Piggy's Supper Club (161 Winchester, at Sumach, 416-920-2128) Complete brunches for $20 per person, including all taxes, tip and a double Bloody Mary. Average main $8. Open for brunch Sunday 10 am to 2 pm. Reservations accepted. Licensed. Access: one step at door, washrooms on same floor. Rating: NNN Rating: NNNNN
NOW first uncovered this obscure Cabbagetown treasure four years ago, back when it was known as the Winchester Café, a tiny tea room tucked away in the back of the corner shop that sells ice cream cones across from Riverdale Farm. Since then, it's morphed into Piggy's. Stranger still, it's now only open four hours a week.
Little else has changed except for a facelift that's replaced its period charm overstuffed furniture, grandfather clocks, lace curtains with bland modernity. The same Billie Holiday CDs are still in permanent rotation, though the show tunes that also used to play seem to have been replaced by Norah Jones.

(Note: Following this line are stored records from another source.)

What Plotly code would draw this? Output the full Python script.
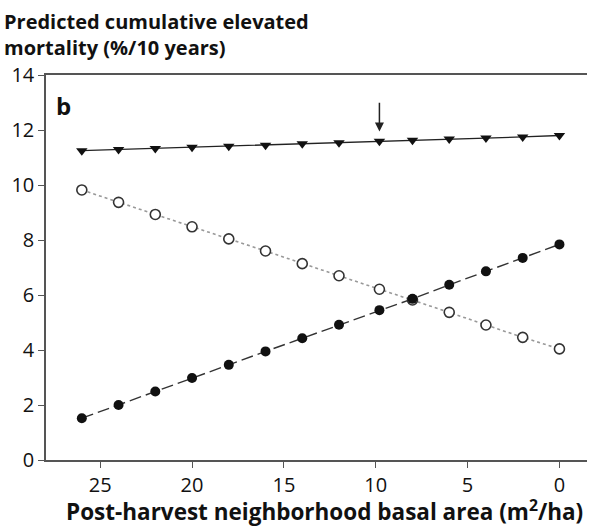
import plotly.graph_objects as go

basal_area = [26, 24, 22, 20, 18, 16, 14, 12, 9.8, 8, 6, 4, 2, 0]
triangles = [11.25, 11.29, 11.33, 11.37, 11.41, 11.45, 11.50, 11.54, 11.59, 11.63, 11.67, 11.71, 11.75, 11.80]
open_circles = [9.82, 9.37, 8.93, 8.48, 8.04, 7.60, 7.14, 6.70, 6.21, 5.82, 5.37, 4.91, 4.46, 4.04]
filled_circles = [1.52, 2.00, 2.49, 2.98, 3.46, 3.95, 4.43, 4.92, 5.45, 5.86, 6.37, 6.86, 7.35, 7.84]
x_ticks = [25, 20, 15, 10, 5, 0]
y_ticks = [0, 2, 4, 6, 8, 10, 12, 14]
arrow_x = 9.8
arrow_from, arrow_to = 13.05, 11.95

FONT = "Open Sans"

fig = go.Figure()
fig.add_trace(go.Scatter(
    x=basal_area, y=triangles, mode="lines+markers",
    line=dict(color="#222", width=1.3),
    marker=dict(symbol="triangle-down", size=10, color="#111"),
))
fig.add_trace(go.Scatter(
    x=basal_area, y=open_circles, mode="lines+markers",
    line=dict(color="#999", width=1.6, dash="dot"),
    marker=dict(symbol="circle", size=10, color="white", line=dict(color="#333", width=1.6)),
))
fig.add_trace(go.Scatter(
    x=basal_area, y=filled_circles, mode="lines+markers",
    line=dict(color="#333", width=1.4, dash="12px,5px"),
    marker=dict(symbol="circle", size=10, color="#111"),
))

fig.update_layout(
    width=589, height=531,
    margin=dict(l=46, r=2, t=75, b=71),
    paper_bgcolor="white", plot_bgcolor="white",
    showlegend=False,
    font=dict(family=FONT, size=17, color="#111"),
    xaxis=dict(
        range=[27.95, -1.5], tickvals=x_ticks, ticks="outside", ticklen=6,
        tickcolor="#555", showline=True, linecolor="#555", linewidth=1.5,
        mirror=True, showgrid=False, zeroline=False,
        tickfont=dict(size=20),
    ),
    yaxis=dict(
        range=[0, 14], tickvals=y_ticks, ticks="outside", ticklen=6,
        tickcolor="#555", showline=True, linecolor="#555", linewidth=1.5,
        showgrid=False, zeroline=False, tickfont=dict(size=20),
    ),
    annotations=[
        dict(text="<b>Predicted cumulative elevated<br>mortality (%/10 years)</b>",
             xref="paper", yref="paper", x=-0.082, y=1.18, xanchor="left", yanchor="top",
             align="left", showarrow=False, font=dict(size=20)),
        dict(text="<b>Post-harvest neighborhood basal area (m<sup>2</sup>/ha)</b>",
             xref="paper", yref="paper", x=0.5157, y=-0.13, xanchor="center", yanchor="middle",
             showarrow=False, font=dict(size=22.5)),
        dict(text="<b>b</b>", xref="paper", yref="paper", x=0.015, y=0.97,
             xanchor="left", yanchor="top", showarrow=False, font=dict(size=24)),
        dict(x=arrow_x, y=arrow_to, ax=arrow_x, ay=arrow_from, xref="x", yref="y",
             axref="x", ayref="y", text="", showarrow=True, arrowhead=2,
             arrowsize=1.2, arrowwidth=1.5, arrowcolor="#222"),
    ],
)

fig.write_html("out.html")
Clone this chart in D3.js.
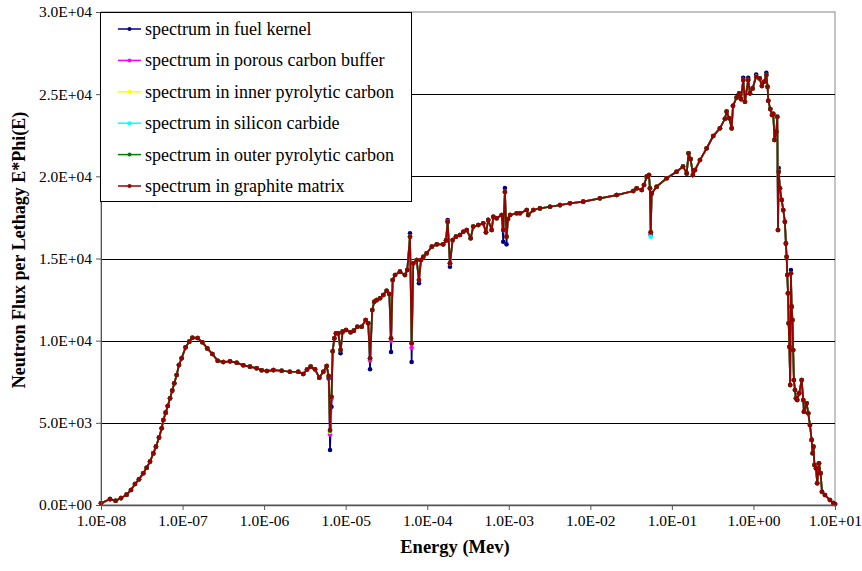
<!DOCTYPE html>
<html>
<head>
<meta charset="utf-8">
<script src="https://cdnjs.cloudflare.com/ajax/libs/d3/7.8.5/d3.min.js"></script>
<style>
body { margin: 0; background: #fff; }
text { font-family: "Liberation Serif", "Times New Roman", serif; fill: #000; }
</style>
</head>
<body>
<svg id="chart" width="862" height="571"></svg>
<script>
// energy grid (MeV), shared by all six series
var energy = [1.0e-8,1.29e-8,1.51e-8,1.76e-8,2.06e-8,2.33e-8,2.61e-8,2.92e-8,3.30e-8,3.63e-8,
  3.99e-8,4.38e-8,4.72e-8,5.14e-8,5.55e-8,5.81e-8,6.21e-8,6.58e-8,7.02e-8,7.48e-8,
  7.92e-8,8.47e-8,9.03e-8,9.75e-8,1.09e-7,1.21e-7,1.32e-7,1.53e-7,1.75e-7,2.01e-7,
  2.32e-7,2.70e-7,3.16e-7,3.82e-7,4.61e-7,5.56e-7,6.71e-7,8.11e-7,9.33e-7,1.08e-6,
  1.30e-6,1.64e-6,2.07e-6,2.62e-6,3.02e-6,3.36e-6,3.72e-6,4.21e-6,4.75e-6,5.32e-6,
  5.85e-6,6.19e-6,6.43e-6,6.70e-6,6.93e-6,7.26e-6,7.60e-6,8.13e-6,8.65e-6,9.18e-6,
  1.01e-5,1.15e-5,1.26e-5,1.39e-5,1.57e-5,1.76e-5,1.89e-5,1.99e-5,2.12e-5,2.24e-5,
  2.40e-5,2.64e-5,2.89e-5,3.18e-5,3.43e-5,3.60e-5,3.77e-5,4.03e-5,4.63e-5,5.33e-5,
  5.69e-5,6.15e-5,6.44e-5,6.75e-5,7.43e-5,7.92e-5,8.38e-5,8.95e-5,9.84e-5,1.14e-4,
  1.31e-4,1.57e-4,1.70e-4,1.78e-4,1.90e-4,2.05e-4,2.25e-4,2.52e-4,2.77e-4,3.05e-4,
  3.41e-4,3.67e-4,4.23e-4,4.86e-4,5.25e-4,5.60e-4,6.17e-4,6.46e-4,7.10e-4,8.18e-4,
  8.55e-4,8.97e-4,9.38e-4,9.77e-4,1.04e-3,1.25e-3,1.37e-3,1.66e-3,1.73e-3,2.00e-3,
  2.41e-3,3.20e-3,4.25e-3,5.62e-3,8.18e-3,1.31e-2,2.10e-2,3.36e-2,3.70e-2,4.27e-2,
  4.55e-2,4.91e-2,5.24e-2,5.38e-2,5.50e-2,5.65e-2,6.50e-2,8.63e-2,1.14e-1,1.37e-1,
  1.52e-1,1.60e-1,1.70e-1,1.81e-1,1.92e-1,2.21e-1,2.67e-1,3.21e-1,3.88e-1,4.47e-1,
  4.69e-1,5.05e-1,5.41e-1,5.61e-1,6.22e-1,6.70e-1,7.03e-1,7.50e-1,7.87e-1,8.63e-1,
  9.06e-1,9.77e-1,1.08,1.19,1.27,1.35,1.44,1.49,1.52,1.61,
  1.69,1.75,1.81,1.91,1.96,2.00,2.04,2.11,2.22,2.32,
  2.43,2.50,2.55,2.60,2.65,2.70,2.76,2.82,2.88,2.94,
  3.01,3.07,3.13,3.23,3.32,3.44,3.64,3.90,4.08,4.16,
  4.49,4.70,4.93,5.17,5.32,5.44,5.60,5.85,6.05,6.35,
  6.67,6.92,7.53,8.67,9.51,10.0];

// E*Phi(E) in graphite matrix - the other regions only differ at the resonance dips
var graphiteMatrix = [100,360,260,420,630,910,1280,1560,1930,2270,
  2640,3140,3550,4100,4670,5170,5620,6020,6490,6960,
  7410,7910,8520,8930,9600,9940,10180,10160,9900,9530,
  9190,8780,8700,8740,8660,8500,8420,8320,8200,8150,
  8210,8170,8110,8110,7970,8250,8420,8260,7750,8110,
  8460,7850,4560,6590,9360,10140,10450,10450,9430,10550,
  10650,10510,10610,10850,10850,11260,11060,8930,11870,12370,
  12470,12580,12780,13040,12840,10140,13690,14000,14200,14000,
  14300,16330,9840,14710,14910,13690,14910,15110,15320,15720,
  15860,15860,16100,17240,14710,16130,16330,16430,16630,16730,
  16230,16940,17040,17140,16590,17340,16730,17540,17450,17650,
  16730,19050,16330,17400,17650,17750,17750,17950,17650,17950,
  18050,18150,18250,18360,18460,18660,18860,19110,19270,19170,
  19470,19980,20080,19270,16600,18960,19370,19880,20280,20600,
  20180,21400,21050,20080,20380,20990,21710,22450,22920,23500,
  23940,23530,22920,24290,24800,25050,24700,25860,24540,25860,
  25050,25350,26060,25960,25500,25760,26170,25450,24600,24090,
  23730,23800,22210,22720,23630,16730,20280,19270,18560,17950,
  17240,15920,15110,14000,12880,11060,9630,7300,14100,12070,
  11260,9430,7610,7000,6490,6390,6800,7610,6390,5680,
  6190,5580,4870,3960,3150,3550,2430,2230,1320,2540,
  1930,810,610,300,120,60];

// where a region departs from the graphite matrix curve: [energy, flux]
var fuelKernelDips = [[6.19e-6,7700],[6.43e-6,3350],[6.70e-6,5980],[8.65e-6,9230],[1.99e-5,8260],
  [3.60e-5,9310],[6.15e-5,16530],[6.44e-5,8700],[7.92e-5,13500],[1.78e-4,17340],[1.90e-4,14500],
  [8.55e-4,16020],[8.97e-4,19290],[9.38e-4,15860],[5.50e-2,16450],
  [7.50e-1,26000],[8.63e-1,26000],[1.08,26200],[1.44,26300],[2.04,20500],[2.88,14300]];
var porousBufferDips = [[6.43e-6,4300],[6.70e-6,6450],[1.99e-5,8800],[3.60e-5,9990],[6.44e-5,9570]];
var innerPyCDips = [[6.43e-6,4450]];
var siliconCarbideDips = [[5.50e-2,16330]];
var outerPyCDips = [[6.43e-6,4520]];

var seriesNames = ["spectrum in fuel kernel", "spectrum in porous carbon buffer",
  "spectrum in inner pyrolytic carbon", "spectrum in silicon carbide",
  "spectrum in outer pyrolytic carbon", "spectrum in graphite matrix"];
var seriesDips = [fuelKernelDips, porousBufferDips, innerPyCDips, siliconCarbideDips, outerPyCDips, []];
var colors = ["#000080", "#FF00FF", "#FFFF00", "#00FFFF", "#008000", "#990000"];

var xTicks = [1e-8, 1e-7, 1e-6, 1e-5, 1e-4, 1e-3, 1e-2, 1e-1, 1, 10];
var xTickLabels = ["1.0E-08","1.0E-07","1.0E-06","1.0E-05","1.0E-04","1.0E-03","1.0E-02","1.0E-01","1.0E+00","1.0E+01"];
var yTicks = [0, 5000, 10000, 15000, 20000, 25000, 30000];
var yTickLabels = ["0.0E+00","5.0E+03","1.0E+04","1.5E+04","2.0E+04","2.5E+04","3.0E+04"];

var plot = {left: 101, right: 835, top: 12, bottom: 505};

var svg = d3.select("#chart");

var x = d3.scaleLog()
    .domain([1e-8, 10])
    .range([plot.left, plot.right]);

var y = d3.scaleLinear()
    .domain([0, 30000])
    .range([plot.bottom, plot.top]);

// build each region's table from the shared grid plus its own dips
var series = seriesNames.map(function(name, s) {
    var vals = graphiteMatrix.slice();
    seriesDips[s].forEach(function(p) {
        var k = energy.indexOf(p[0]);
        if (k >= 0) vals[k] = p[1];
    });
    return energy.map(function(e, i) { return {e: e, v: vals[i]}; });
});

// plot area border + gridlines
svg.append("rect")
    .attr("x", plot.left).attr("y", plot.top)
    .attr("width", plot.right - plot.left).attr("height", plot.bottom - plot.top)
    .attr("fill", "none").attr("stroke", "#888").attr("stroke-width", 1);

svg.append("g")
    .selectAll("line")
    .data(yTicks.slice(1, -1))
    .enter().append("line")
    .attr("x1", plot.left).attr("x2", plot.right)
    .attr("y1", function(d) { return Math.round(y(d)) + 0.5; })
    .attr("y2", function(d) { return Math.round(y(d)) + 0.5; })
    .attr("stroke", "#000").attr("stroke-width", 1);

var line = d3.line()
    .x(function(d) { return x(d.e); })
    .y(function(d) { return y(d.v); });

series.forEach(function(data, s) {
    var g = svg.append("g");
    g.append("path")
        .datum(data)
        .attr("d", line)
        .attr("fill", "none")
        .attr("stroke", colors[s])
        .attr("stroke-width", 1.7);
    g.selectAll("circle")
        .data(data)
        .enter().append("circle")
        .attr("cx", function(d) { return x(d.e); })
        .attr("cy", function(d) { return y(d.v); })
        .attr("r", 2.3)
        .attr("fill", colors[s]);
});

// axes
var xAxis = d3.axisBottom(x)
    .tickValues(xTicks)
    .tickFormat(function(d, i) { return xTickLabels[i]; })
    .tickSize(5).tickSizeOuter(0).tickPadding(5);

var yAxis = d3.axisLeft(y)
    .tickValues(yTicks)
    .tickFormat(function(d, i) { return yTickLabels[i]; })
    .tickSize(5).tickSizeOuter(0).tickPadding(4);

var gx = svg.append("g")
    .attr("transform", "translate(0," + plot.bottom + ")")
    .call(xAxis);
gx.select(".domain").attr("stroke", "#555").attr("stroke-width", 1.5);
gx.selectAll(".tick line").attr("stroke", "#555");
gx.selectAll("text").style("font-size", "15.5px").style("font-family", "Liberation Serif");

var gy = svg.append("g")
    .attr("transform", "translate(" + plot.left + ",0)")
    .call(yAxis);
gy.select(".domain").attr("stroke", "#555").attr("stroke-width", 1);
gy.selectAll(".tick line").attr("stroke", "#555");
gy.selectAll("text").style("font-size", "15.5px").style("font-family", "Liberation Serif");

svg.append("text")
    .attr("x", 455).attr("y", 553)
    .attr("text-anchor", "middle")
    .style("font-size", "18.5px").style("font-weight", "bold")
    .text("Energy (Mev)");

svg.append("text")
    .attr("transform", "translate(25,250) rotate(-90)")
    .attr("text-anchor", "middle")
    .style("font-size", "18px").style("font-weight", "bold")
    .text("Neutron Flux per Lethagy E*Phi(E)");

// legend
var legend = svg.append("g");
legend.append("rect")
    .attr("x", 100.5).attr("y", 12.5)
    .attr("width", 311).attr("height", 189)
    .attr("fill", "#fff").attr("stroke", "#000").attr("stroke-width", 1);

seriesNames.forEach(function(name, i) {
    var cy = 29 + i * 31.4;
    legend.append("line")
        .attr("x1", 118).attr("x2", 141)
        .attr("y1", cy).attr("y2", cy)
        .attr("stroke", colors[i]).attr("stroke-width", 1.5);
    legend.append("circle")
        .attr("cx", 129.5).attr("cy", cy).attr("r", 2)
        .attr("fill", colors[i]);
    legend.append("text")
        .attr("x", 145).attr("y", cy + 6)
        .style("font-size", "18px")
        .text(name);
});
</script>
</body>
</html>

Chef Bernard Dunford's (ex of the later Idefix on Harbord) Sunday brunch card remains intact as well. My hung-over group virtually inhales a plate of poutine ($5.50) even though it's little more than frozen fries with cheese and gravy. Oddly, none of them seems remotely interested in his goat cheese salad ($8.25), a quite respectable tangle of mesclun tossed with walnuts, roasted pepper and sliced orange in the inevitable balsamic vinaigrette.
After eating more eggs Benedict in the last year then most do in an entire life (kitchen tip: never microwave leftover poached eggs unless you enjoy explosions), I find Piggy's rendition ($7.95) more than respectable. Replace the Benny's peameal with seafood fritters and you've got Piggy's reasonably priced crab cakes ($8.50), though they could be crisper. But by the time you're through your second double Bloody Mary ($5.50), you won't even notice.
Gauging by the sparse crowd in attendance this Mother's Day, surely the busiest date of the year on the brunch calendar, Piggy's has yet to find an audience.